There were ten thousand monks, and there was pindrop silence. Gautam Buddha said, "You can accept her invitation."

It was a shock. People were thinking he would be expelled, and he was being rewarded! But what could they do. They said, "Just wait. After four months Buddha will see that he has committed a grave mistake. That young man will be corrupted in that place, in a prostitute's house. Have you ever heard of a monk staying for four months...?"

The man stayed for four months, and every day rumors were coming that "this is going wrong" and "that is going wrong." And Buddha said, "Just wait, let him come. I know he is a man who can be trusted. Whatever happens he will tell himself. I don't have to depend on rumors." And when the monk came, Amrapali was with him. He touched Buddha's feet and said, "Amrapali wants to be initiated."

Buddha said, "Look, about all these rumors... When a real meditator goes to a prostitute, the prostitute has to change into a meditator. When a repressed person who has all the sexuality and is sitting on a volcano goes to a prostitute, he falls down. He was already waiting for it -- not even a prostitute was needed. Any woman would have done that."

The question is saying that all the religions have taught you to repress your sexual energy,and they have created repressed people all around. And those repressed people are very angry with me for the simple reason that I am saying repression is not going to help you.The energy has to be transformed, otherwise the energy will drag you down more into darkness than towards light.

 

Do not repress anything.
Whatever is natural is good. Whatever is natural is to be accepted with totality. You have to do just one thing: don't be against nature but just be a watcher. Just remain a witness in everything, whether it is eating, whether it is walking, whether it is making love... just remain a witness and you will be surprised. Witnessing is an absolute guarantee of transformation, and you will see the difference. You won't have any sexual dreams, you won't have any sexual fantasies. And if you repress, then you are going to be in trouble. 

Even Mahatma Gandhi, who was repressing his sexuality, at the age of seventy years was having nocturnal emissions. It is ugly. But I am grateful to him because he was truthful. He at least accepted it. Your so-called saints will not accept it. Repression will show itself -- there is no doubt about it. Some day or other it will bring sex to your mind, either waking or sleeping. 

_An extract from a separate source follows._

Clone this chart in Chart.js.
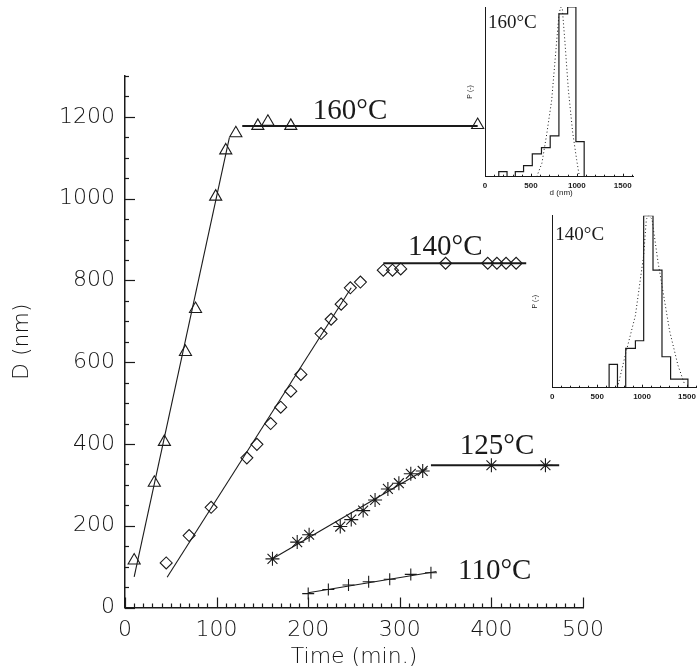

But if the energy is transformed then you will have a radiance, a glow, a certain light around you, a certain silence surrounding you; a blissfulness, a coolness that not only you will feel but those who are open also will feel. If you just pass by their side they will feel that not only a person has passed but a phenomenon has passed. Something of your inner core will have touched them. Some music is bound to be heard by those who have ears. And as far as you are concerned there is an absolute distinction: you won't have any ideas, waking or sleeping, about sex.